I was shocked to see on the news all of the mini-mansions that have been built in what used to be a small, quaint, picturesque area. Along with this past winter's rains and the many earthquakes over the years, I have to wonder if the plethora of building has caused even more instability along that hillside...the proverbial straw that broke the camels back, so to speak. I heard that there is a $6M home affected that was sold just a few weeks ago. Any truth to that rumor? Jeez...a $6M home in Bluebird Canyon? Really? That isn't what Bluebird Canyon's about. Well, it didn't used to be, anyway!
My heart goes out to the victims who had been living in that area for decades...those with mortgages (almost) paid off; those who were living in their retirement savings and about to retire; those who didn't ask for the area to be overbuilt.
Thanks so much for your blog. I was really hoping to find a resident's take on the situation. Great job!
Laguna phony town. Get what they deserve. More coming........with the gace of God.
Never call for the "gace of God." You just might get it and it is a heavy gace that smites the heathen without remorse.
Ah, as the Corvette Club is often fond of saying when challenged about the expense of their hobby, "You can't race a house." Well, obviously, you can surf one. I prefer to do it on a big sheet of cardboard on a grassy slope. However, I am not rich as the Lagunites are/were. Ken
Hmmm...I'll probably have to deal with something not dissimilar to this when The Big One hits here in San Francisco. I guess it's a living in California thing...

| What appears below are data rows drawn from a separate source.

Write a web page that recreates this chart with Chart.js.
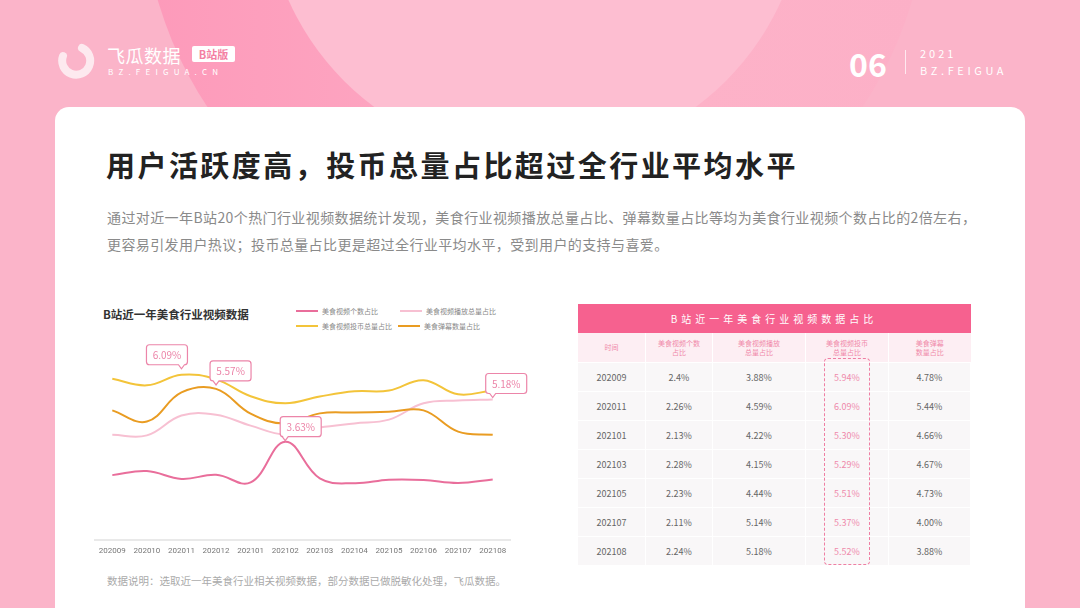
<!DOCTYPE html>
<html>
<head>
<meta charset="utf-8">
<script src="https://cdn.jsdelivr.net/npm/chart.js@4.4.0/dist/chart.umd.min.js"></script>
<style>
  html, body { margin: 0; padding: 0; }
  body { width: 1080px; height: 608px; overflow: hidden; position: relative; background: #fbb4c9; font-family: "Noto Sans CJK SC", "Noto Sans", sans-serif; }
  .abs { position: absolute; }
  #ring { left: 142px; top: -503px; width: 786px; height: 786px; border-radius: 50%; background: linear-gradient(90deg, #fd9aba 0%, #fda4c0 30%, #fdb2c8 70%, #fcb0c7 100%); }
  #disc { left: 265px; top: -380px; width: 540px; height: 540px; border-radius: 50%; background: #fdbed1; }
  #card { left: 55px; top: 107px; width: 970px; height: 540px; background: #fff; border-radius: 14px; }
  #title { left: 106px; top: 143px; font-size: 29px; font-weight: 700; color: #222; letter-spacing: 2.45px; white-space: nowrap; }
  #desc { left: 107px; top: 204px; width: 880px; font-size: 14px; line-height: 27px; color: #8a8a8a; letter-spacing: 0.4px; }
  #chartTitle { left: 103px; top: 306px; font-size: 11.5px; font-weight: 700; color: #333; white-space: nowrap; }
  .lg { font-size: 7px; color: #888; white-space: nowrap; display: flex; align-items: center; }
  .lg i { display: inline-block; width: 22px; height: 2px; margin-right: 4px; }
  #note { left: 107px; top: 573px; font-size: 10.5px; color: #aaa; white-space: nowrap; }
  #chartWrap { left: 90px; top: 330px; width: 440px; height: 235px; }
  #tbl { left: 577px; top: 304px; width: 393px; border-collapse: collapse; table-layout: fixed; }
  #tbl th.cap { background: #f6618f; color: #fff; font-size: 10px; font-weight: 400; letter-spacing: 4px; height: 29px; padding: 0; }
  #tbl th.sub { background: #fdeef3; color: #f08aaa; font-size: 7px; font-weight: 400; line-height: 9px; height: 29px; padding: 0; border-left: 1px solid #fff; }
  #tbl td { background: #f9f7f8; color: #666; font-size: 9px; text-align: center; height: 28px; padding: 0; border: 1px solid #fff; border-width: 1px 1px 0 1px; }
  #tbl td.hi { color: #ef8aab; }
  #dash { left: 824px; top: 358px; width: 44px; height: 205px; border: 1.5px dashed #ef7fa3; border-radius: 4px; }
  .hd { color: #fff; white-space: nowrap; }
</style>
</head>
<body>
<div id="ring" class="abs"></div>
<div id="disc" class="abs"></div>

<!-- header -->
<svg class="abs" style="left:55px;top:40px" width="40" height="40" viewBox="0 0 40 40">
  <path d="M 27 8 A 14 14 0 1 1 8 16" fill="none" stroke="#fde9ef" stroke-width="8" stroke-linecap="round"/>
</svg>
<div class="abs hd" style="left:107px;top:42px;font-size:18px;font-weight:400;letter-spacing:0.5px">飞瓜数据</div>
<div class="abs" style="left:192px;top:46px;width:43px;height:16px;background:#fff;border-radius:2px;color:#f47fa3;font-size:11px;font-weight:700;line-height:16px;text-align:center">B站版</div>
<div class="abs hd" style="left:108px;top:66px;font-size:8px;letter-spacing:5.2px">BZ.FEIGUA.CN</div>
<div class="abs hd" style="left:849px;top:40px;font-size:32px;font-weight:700">06</div>
<div class="abs" style="left:905px;top:50px;width:1px;height:24px;background:rgba(255,255,255,0.7)"></div>
<div class="abs hd" style="left:920px;top:45px;font-size:11px;letter-spacing:3px">2021</div>
<div class="abs hd" style="left:920px;top:62px;font-size:11px;letter-spacing:3.6px">BZ.FEIGUA</div>

<div id="card" class="abs"></div>
<div id="title" class="abs">用户活跃度高，投币总量占比超过全行业平均水平</div>
<div id="desc" class="abs">通过对近一年B站20个热门行业视频数据统计发现，美食行业视频播放总量占比、弹幕数量占比等均为美食行业视频个数占比的2倍左右，<br>更容易引发用户热议；投币总量占比更是超过全行业平均水平，受到用户的支持与喜爱。</div>

<div id="chartTitle" class="abs">B站近一年美食行业视频数据</div>
<div id="legend"></div>
<div id="chartWrap" class="abs"><canvas id="lineChart"></canvas></div>

<table id="tbl" class="abs"></table>
<div id="dash" class="abs"></div>

<div id="note" class="abs">数据说明：选取近一年美食行业相关视频数据，部分数据已做脱敏化处理，飞瓜数据。</div>

<script>
var months = ['202009', '202010', '202011', '202012', '202101', '202102', '202103', '202104', '202105', '202106', '202107', '202108'];
var countShare = [2.4, 2.55, 2.26, 2.41, 2.13, 3.63, 2.28, 2.1, 2.23, 2.22, 2.11, 2.24];
var playShare = [3.88, 3.86, 4.59, 4.62, 4.22, 3.89, 4.15, 4.3, 4.44, 5.04, 5.14, 5.18];
var coinShare = [5.94, 5.7, 6.09, 5.92, 5.30, 5.04, 5.29, 5.48, 5.51, 5.89, 5.37, 5.52];
var danmuShare = [4.78, 4.37, 5.44, 5.57, 4.66, 4.3, 4.67, 4.7, 4.73, 4.78, 4.0, 3.88];
var seriesNames = ['美食视频个数占比', '美食视频播放总量占比', '美食视频投币总量占比', '美食弹幕数量占比'];
var seriesColors = ['#e96e9b', '#f7c0d2', '#f3c43a', '#e99c22'];

// table data
var tableTitle = 'B站近一年美食行业视频数据占比';
var tableHeads = ['时间', '美食视频个数<br>占比', '美食视频播放<br>总量占比', '美食视频投币<br>总量占比', '美食弹幕<br>数量占比'];
var tableMonths = ['202009', '202011', '202101', '202103', '202105', '202107', '202108'];
var tableCount = ['2.4%', '2.26%', '2.13%', '2.28%', '2.23%', '2.11%', '2.24%'];
var tablePlay = ['3.88%', '4.59%', '4.22%', '4.15%', '4.44%', '5.14%', '5.18%'];
var tableCoin = ['5.94%', '6.09%', '5.30%', '5.29%', '5.51%', '5.37%', '5.52%'];
var tableDanmu = ['4.78%', '5.44%', '4.66%', '4.67%', '4.73%', '4.00%', '3.88%'];

// legend (2 x 2)
var legendSpots = [[296, 306], [400, 306], [296, 321], [398, 321]];
var legendHtml = '';
for (var i = 0; i < seriesNames.length; i++) {
    legendHtml += '<div class="abs lg" style="left:' + legendSpots[i][0] + 'px;top:' + legendSpots[i][1] + 'px">' +
        '<i style="background:' + seriesColors[i] + '"></i>' + seriesNames[i] + '</div>';
}
document.getElementById('legend').innerHTML = legendHtml;

// table
var colW = [68, 67, 93, 83, 82];
var html = '<colgroup>';
colW.forEach(function (w) { html += '<col style="width:' + w + 'px">'; });
html += '</colgroup><tr><th class="cap" colspan="5">' + tableTitle + '</th></tr><tr>';
tableHeads.forEach(function (h) { html += '<th class="sub">' + h + '</th>'; });
html += '</tr>';
for (var r = 0; r < tableMonths.length; r++) {
    html += '<tr><td>' + tableMonths[r] + '</td><td>' + tableCount[r] + '</td><td>' + tablePlay[r] +
        '</td><td class="hi">' + tableCoin[r] + '</td><td>' + tableDanmu[r] + '</td></tr>';
}
document.getElementById('tbl').innerHTML = html;

// callouts on the line chart: dataset index, point index, box offset from point
var callouts = [
    { ds: 2, idx: 2, dx: -35, dy: -10 },
    { ds: 3, idx: 3, dx: -6, dy: -8 },
    { ds: 0, idx: 5, dx: -5, dy: -5 },
    { ds: 1, idx: 11, dx: -7, dy: -6 }
];

var calloutPlugin = {
    id: 'callouts',
    afterDatasetsDraw: function (chart) {
        var ctx = chart.ctx;
        ctx.save();
        callouts.forEach(function (c) {
            var pt = chart.getDatasetMeta(c.ds).data[c.idx];
            var val = chart.data.datasets[c.ds].data[c.idx];
            var w = 41, h = 20, r = 3;
            var x0 = pt.x + c.dx, y1 = pt.y + c.dy, y0 = y1 - h;
            var px = pt.x;
            ctx.beginPath();
            ctx.moveTo(x0 + r, y0);
            ctx.lineTo(x0 + w - r, y0);
            ctx.quadraticCurveTo(x0 + w, y0, x0 + w, y0 + r);
            ctx.lineTo(x0 + w, y1 - r);
            ctx.quadraticCurveTo(x0 + w, y1, x0 + w - r, y1);
            ctx.lineTo(px + 3, y1);
            ctx.lineTo(px, y1 + 4);
            ctx.lineTo(px - 3, y1);
            ctx.lineTo(x0 + r, y1);
            ctx.quadraticCurveTo(x0, y1, x0, y1 - r);
            ctx.lineTo(x0, y0 + r);
            ctx.quadraticCurveTo(x0, y0, x0 + r, y0);
            ctx.closePath();
            ctx.fillStyle = '#fff';
            ctx.fill();
            ctx.lineWidth = 1.2;
            ctx.strokeStyle = '#ec85a9';
            ctx.stroke();
            ctx.fillStyle = '#ec85a9';
            ctx.font = '10px "Noto Sans CJK SC", sans-serif';
            ctx.textAlign = 'center';
            ctx.textBaseline = 'middle';
            ctx.fillText(val.toFixed(2) + '%', x0 + w / 2, y0 + h / 2 + 0.5);
        });
        ctx.restore();
    }
};

var datasets = [countShare, playShare, coinShare, danmuShare].map(function (d, i) {
    return {
        label: seriesNames[i],
        data: d,
        borderColor: seriesColors[i],
        borderWidth: 2,
        pointRadius: 0,
        tension: 0.4,
        fill: false
    };
});
// draw the light lines under the stronger ones
datasets[0].order = 1;
datasets[1].order = 4;
datasets[2].order = 2;
datasets[3].order = 3;

var ctx = document.getElementById('lineChart').getContext('2d');
new Chart(ctx, {
    type: 'line',
    data: { labels: months, datasets: datasets },
    options: {
        responsive: true,
        maintainAspectRatio: false,
        animation: false,
        layout: { padding: { left: 5, right: 20, top: 20, bottom: 3 } },
        plugins: { legend: { display: false }, tooltip: { enabled: false } },
        scales: {
            x: {
                offset: true,
                grid: { display: false, drawTicks: false },
                border: { color: '#e9e9e9', width: 2 },
                ticks: { color: '#777', font: { size: 8, family: 'Roboto' }, padding: 6, maxRotation: 0, autoSkip: false }
            },
            y: { display: false, min: 0, max: 7 }
        }
    },
    plugins: [calloutPlugin]
});
</script>
</body>
</html>
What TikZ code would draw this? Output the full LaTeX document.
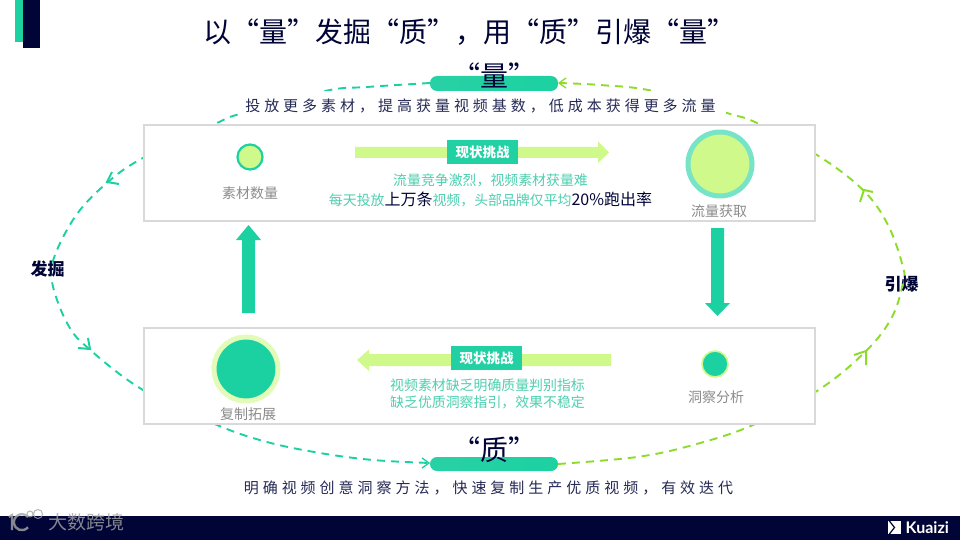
\documentclass[tikz,border=0pt]{standalone}
\usepackage{fontspec}
\setmainfont{Noto Sans CJK SC}
\newfontfamily\spaced[LetterSpace=26.5]{Noto Sans CJK SC}
\newfontfamily\logofont{Lato}
\usetikzlibrary{arrows.meta,shadings}
\definecolor{navy}{HTML}{000437}
\definecolor{teal}{HTML}{1CD1A1}
\definecolor{softteal}{HTML}{4ECFB0}
\definecolor{lime}{HTML}{CFF98A}
\definecolor{leaf}{HTML}{8CDC2A}
\definecolor{boxgray}{HTML}{D9D9D9}
\definecolor{labelgray}{HTML}{8C8C8C}
\tikzset{
  x=1pt,y=-1pt,
  panel/.style={draw=boxgray,line width=1.6pt,fill=white},
  pillbar/.style={rounded corners=7pt,left color=#1,right color=teal,draw=none},
  tealarc/.style={draw=teal,line width=1.9pt,dash pattern=on 8pt off 6pt},
  leafarc/.style={draw=leaf,line width=1.9pt,dash pattern=on 8pt off 6pt},
  openhead/.style={line width=2pt,line cap=butt},
  captext/.style={text=labelgray,font=\fontsize{14}{16}\selectfont,inner sep=0pt},
  notetext/.style={text=softteal,font=\fontsize{13.9}{17}\selectfont,inner sep=0pt},
  badge/.style={fill=#1,text=white,font=\fontsize{13.5}{16}\selectfont\bfseries,inner sep=0pt,minimum height=24pt,minimum width=71pt},
  sidetext/.style={text=navy,font=\fontsize{17}{19}\selectfont\bfseries,inner sep=0pt},
  widetext/.style={text=navy!85!white,font=\spaced\fontsize{15}{18}\selectfont,inner sep=0pt},
  bigtext/.style={text=navy,font=\fontsize{28}{30}\selectfont,inner sep=0pt},
  markgray/.style={gray!70!white,opacity=.8},
}
\begin{document}
\begin{tikzpicture}
\useasboundingbox (0,0) rectangle (960,540);
\fill[white] (0,0) rectangle (960,540);
% corner accents
\fill[teal] (15,0) rectangle (23,42);
\fill[navy] (23,0) rectangle (40,48);
% loop arcs
\draw[tealarc] plot[smooth,tension=.6] coordinates {(430,83) (367,87) (325,91) (238,114.5) (217,123) (143,158) (108,182) (77,214) (55,255) (52,282) (67,323) (88,348) (143,390) (217,425) (267,442) (320,453) (373,460) (430,463)};
\draw[leafarc] plot[smooth,tension=.6] coordinates {(558,464) (637,457) (693,445) (753,425) (820,389) (867,350) (892,317) (903,283) (903,267) (888,225) (863,190) (817,155) (757,123) (727,113) (653,91) (600,85) (558,83)};
% white mask under subtitle
\fill[white] (240,91) rectangle (726,114);
% panels
\node[panel,minimum width=671pt,minimum height=96pt,inner sep=0pt,anchor=north west] (top) at (143.2,124.2) {};
\node[panel,minimum width=671pt,minimum height=96pt,inner sep=0pt,anchor=north west] (bottom) at (143.2,327.2) {};
% loop arrowheads
\draw[openhead,teal] (112,172) -- (107,182) -- (119,184);
\draw[openhead,teal] (78,348) -- (90,349) -- (88,338);
\draw[openhead,teal,line width=1.3pt] (422,458) -- (429,463) -- (422,468);
\draw[openhead,leaf,line width=1.3pt] (566,78) -- (559,83) -- (566,88);
\draw[openhead,leaf] (860,202) -- (864,190) -- (873,192);
\draw[openhead,leaf] (854,355) -- (866,351) -- (866,365);
% pills
\path[pillbar=teal!75!softteal] (430,76) rectangle (558,91);
\path[pillbar=teal!75!softteal] (430,457) rectangle (558,471);
\node[bigtext] (q1) at (494,75) {“量”};
\node[bigtext] (q2) at (494,450) {“质”};
% title
\node[bigtext] (title) at (469,32) {以“量”发掘“质”，用“质”引爆“量”};
% subtitles
\node[widetext] (s1) at (480.5,106) {投放更多素材，提高获量视频基数，低成本获得更多流量};
\node[widetext] (s2) at (488.5,488) {明确视频创意洞察方法，快速复制生产优质视频，有效迭代};
% block arrows
\fill[teal] (242,313) -- (255,313) -- (255,240) -- (261,240) -- (248.5,225) -- (236,240) -- (242,240) -- cycle;
\fill[teal] (711,228) -- (724,228) -- (724,303) -- (730,303) -- (717.5,316) -- (705,303) -- (711,303) -- cycle;
\fill[lime] (355,147) -- (598,147) -- (598,141.5) -- (609,152.5) -- (598,163) -- (598,158) -- (355,158) -- cycle;
\fill[lime] (611,354) -- (369,354) -- (369,349.5) -- (357,360) -- (369,371) -- (369,366) -- (611,366) -- cycle;
\node[badge=teal!88!softteal] (b1) at (482.5,152.5) {现状挑战};
\node[badge=teal!88!softteal] (b2) at (486.5,358) {现状挑战};
% circles
\node[circle,draw=teal,line width=2.2pt,fill=lime,minimum size=25pt,inner sep=0pt] (c1) at (250,157) {};
\node[circle,draw=teal!60!white,line width=5pt,fill=lime,minimum size=64pt,inner sep=0pt] (c2) at (720,164) {};
\node[circle,draw=lime!60!white,line width=5pt,fill=teal,minimum size=64pt,inner sep=0pt] (c3) at (246,369) {};
\node[circle,draw=lime,line width=1.6pt,fill=teal,minimum size=26pt,inner sep=0pt] (c4) at (715,364) {};
% captions
\node[captext] (l1) at (250,193) {素材数量};
\node[captext] (l2) at (719,211) {流量获取};
\node[captext] (l3) at (248,414) {复制拓展};
\node[captext] (l4) at (716,397) {洞察分析};
% notes
\node[notetext] (n1) at (490.5,180) {流量竞争激烈，视频素材获量难};
\node[notetext] (n2) at (490.5,199) {每天投放{\color{navy}\fontsize{16}{17}\selectfont 上万条}视频，头部品牌仅平均{\color{navy}\fontsize{16}{17}\selectfont 20\%跑出率}};
\node[notetext] (n3) at (487.5,385) {视频素材缺乏明确质量判别指标};
\node[notetext] (n4) at (487.5,402) {缺乏优质洞察指引，效果不稳定};
% side labels
\node[sidetext] (sl) at (47.5,269) {发掘};
\node[sidetext] (sr) at (901.5,284) {引爆};
% footer
\fill[navy] (0,516) rectangle (960,540);
\node[inner sep=0pt,text=gray!70!white,font=\fontsize{19}{20}\selectfont,opacity=.8] (wm) at (86,522.5) {大数跨境};
\draw[markgray,line width=2.2pt] (9,517) -- (12,515) -- (12,530);
\draw[markgray,line width=2.4pt] (28,517) arc[start angle=40,end angle=320,radius=8pt];
\draw[markgray,line width=1pt] (30,514) circle[radius=3pt] (38,514) circle[radius=4.5pt];
\fill[white] (888,521) rectangle (901,534);
\draw[navy,line width=1.2pt] (889,520.5) -- (894.5,527.5) -- (889,534.5);
\node[inner sep=0pt,text=white,font=\logofont\fontsize{16}{18}\selectfont\bfseries,anchor=west] (kz) at (905.5,528) {Kuaizi};
\end{tikzpicture}
\end{document}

What amazed and angered me the most about mayor Pearson-Schneider going on TV begging for donations is that she is the mayor of the city that gives $30,000 to the Illegal workers site in the canyon every year! Those workers are not Laguna Beach residents and not even American citizens. Laguna Beach can certainly come up with the dollars to help illegals, but when it comes to their own residents then they beg others for donations.
In the future why doesn't Pearson-Schneider give city's money to our residents and let the illegal workers support their "park" by begging for donations!
I just hope it'll not happen again....
Thank you, Gerard, for writing such an interesting article. It probably gave me more of an insight to an American way of thinking than anything for years. I am an American who has been living in Germany for nearly 30 years, so my everyday experience is far removed from the USA. My kids and I visit Laguna Beach relatively often as my mother lives up in Foothill Ranch. It is one of our most favorite locations on the planet, hard to image that anyone really just lives there. Your article has a humourous vein but I never had the feeling that you didn't care. I even learned a new word .."blogger".. and so it goes. I've just taken a glance at my Kurt Vonnegut collection on my bookshelf..I think it's time to do a re-read... I looked at some more photos of the affected houses and some certainly didn't seem to be inhabited by just the wealthy. Wayne Shorter once said to me, "Pick yourself up by your own bootstrap"..it's easier to do when you have solid footing. Thanks again. Keith
Couple of questions and comments...firstly I am very happy to hear that u are indeed ok physically.
SECONDLY~who doesn't like chocolate!
And finally really my only question actually, do u watch the show on MTV titled "laguna beach?" I am curious to know if u know if anyone from the cast or crew were affected by this horrible tragedy. You cannot fool mother nature!